Comment s’est formé et ce que deviendra le cœur visible de Pluton
Nous savions déjà ce qui constitue le cœur de Pluton, mis en évidence par le survol de la sonde New Horizons, en juillet 2015. Il comporte d’énormes glaciers principalement composés de glace d’azote. Mais le mystère demeurait quant à la provenance de cette dernière. Cette semaine, un nouveau document de recherche tente d’y apporter une réponse.
Une nouvelle modélisation suggère que le vaste glacier dans le cœur de Pluton, de 1000 kilomètres de large et de 4000 m de profondeur et officieusement appelé Spoutnik Planum, aurait pu se former en seulement 10 000 ans alors que de la glace d’azote, formée dans son atmosphère, a été séquestré dans le profond bassin.
Ce point de vue en haute résolution et aux couleurs améliorées de Pluton, obtenu par la sonde New Horizons en juillet 2015, montre le cœur de la planète naine et les étendues glacées d’un énorme glacier de glace d’azote couvrant le bassin du Sputnik Planum. (NASA / JHUAPL / SwRI)
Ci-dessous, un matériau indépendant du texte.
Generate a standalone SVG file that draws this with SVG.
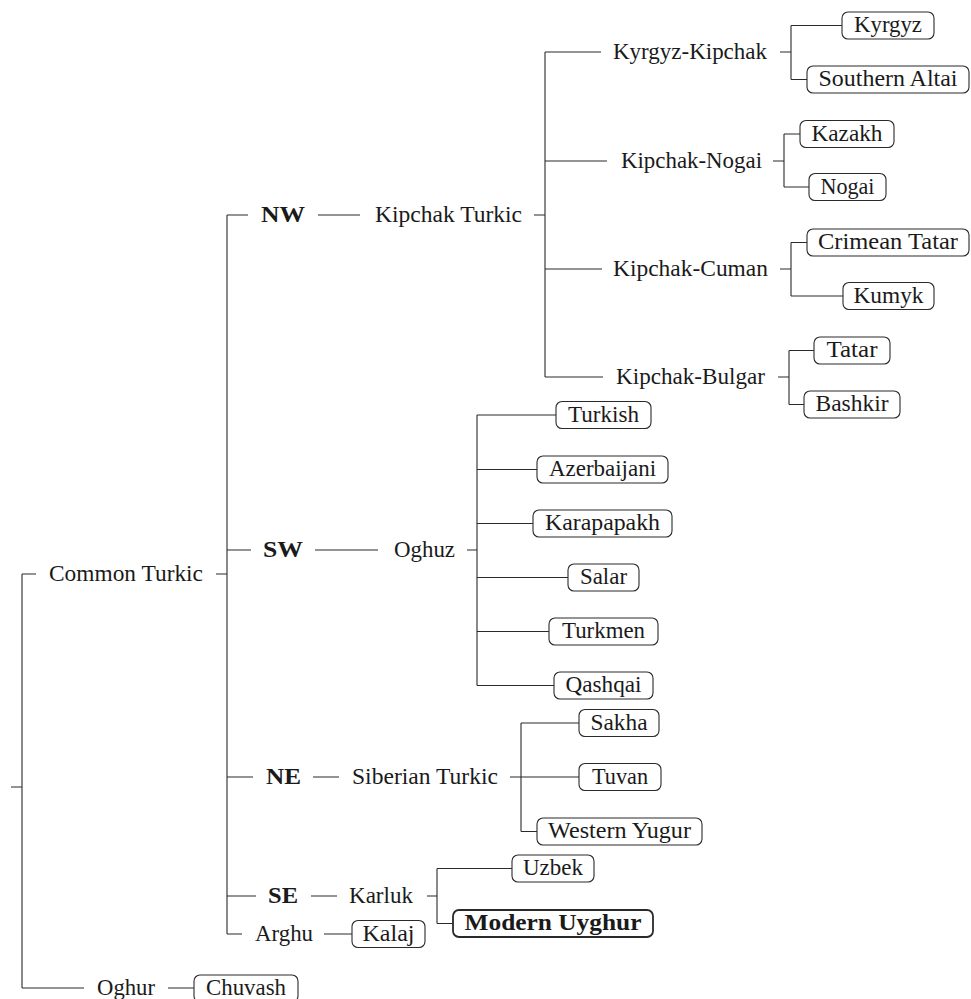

Auparavant, les chercheurs suspectaient que la taille des glaciers, dans le cœur de Pluton, signifiait qu’il y avait un vaste réservoir de glace d’azote quelque part sous la surface de Pluton. Mais en simulant le climat et la topographie de la planète naine, Tanguy Bertrand et François Forget de l’université Paris-Sorbonne ont trouvé que la glace d’azote, ainsi que du monoxyde de carbone et du méthane, s’est naturellement accumulée dans les basses altitudes.
Les modèles informatiques, comme ceux utilisés par les climatologues pour recréer l’ancienne histoire du climat de la planète, ont tenté de suivre la façon dont l’atmosphère plutonienne a changé et s’est mélangée, mais ils étaient trop lents pour couvrir plusieurs saisons.
Alors Bertrand et Forget ont développé un nouveau modèle qui pouvait couvrir 50 000 ans afin de découvrir ce qui est arrivé à l’azote (et d’autres substances volatiles) sur la petite planète naine glacée.
Après avoir ajouté un bassin et quelques cratères à leur Pluton modélisée, ils ont pu découvrir que toute la glace d’azote a été piégée au centre du bassin, comme c’est le cas dans le vrai Sputnik Planum, après seulement 10 000 ans.
Comparaison de Pluton telle qu’observée par la sonde New Horizons par rapport au modèle développé par Tanguy Bertrand et François Forget (New Horizons/ NASA/ Tanguy Bertrand)
En effet, le fond du bassin a une pression de surface supérieure à ce qui l’entoure. Une pression de surface plus élevée signifie que l’azote est plus susceptible de se condenser et de geler. Ce « piège froid » définit le processus qui a permis l’accumulation de glace d’azote.
Ils notent que ce phénomène est également visible sur Mars, où du gel de dioxyde de carbone se forme préférentiellement à basse altitude, comme dans le bassin Hellas.
Carte d’élévation de la surface martienne avec le bassin Hellas Planitia en bas à gauche.
Les profondeurs du bassin Hellas sur Mars, photographiée par la sonde Mars Reconnaissance Orbiter, accumulent de la glace et du givre. (NASA / JPL-Caltech / université d’Arizona / International Research School of Planetary Sciences)
Leur modèle présentait également du monoxyde de carbone et du méthane dans la glace des glaciers. En effet, les données du programme New Horizons ont indiqué la présence de monoxyde de carbone dans le Sputnik Planum, tandis que le méthane a tendance à se répandre tout autour de la région équatoriale de Pluton.
(NASA/ New Horizons/ Tanguy Bertrand)
Enfin, le modèle a représenté les gelées saisonnières de méthane qui ont été vues sur le pôle nord de Pluton dans les années 1980, 1994 et 2002.
Ils prédisent que ces gelées devraient, pour la plupart, disparaitre dans la prochaine décennie. Cela ne veut pas dire que le cœur de Pluton est amené à disparaitre, c’est un glacier beaucoup trop massif pour être impacté par les changements de saison. Cependant, il se rétractera probablement de quelques centaines de kilomètres avec le temps, érodant et façonnant les montagnes qui l’entourent.
Leurs travaux sont publiés dans Nature : Observed glacier and volatile distribution on Pluto from atmosphere–topography processes.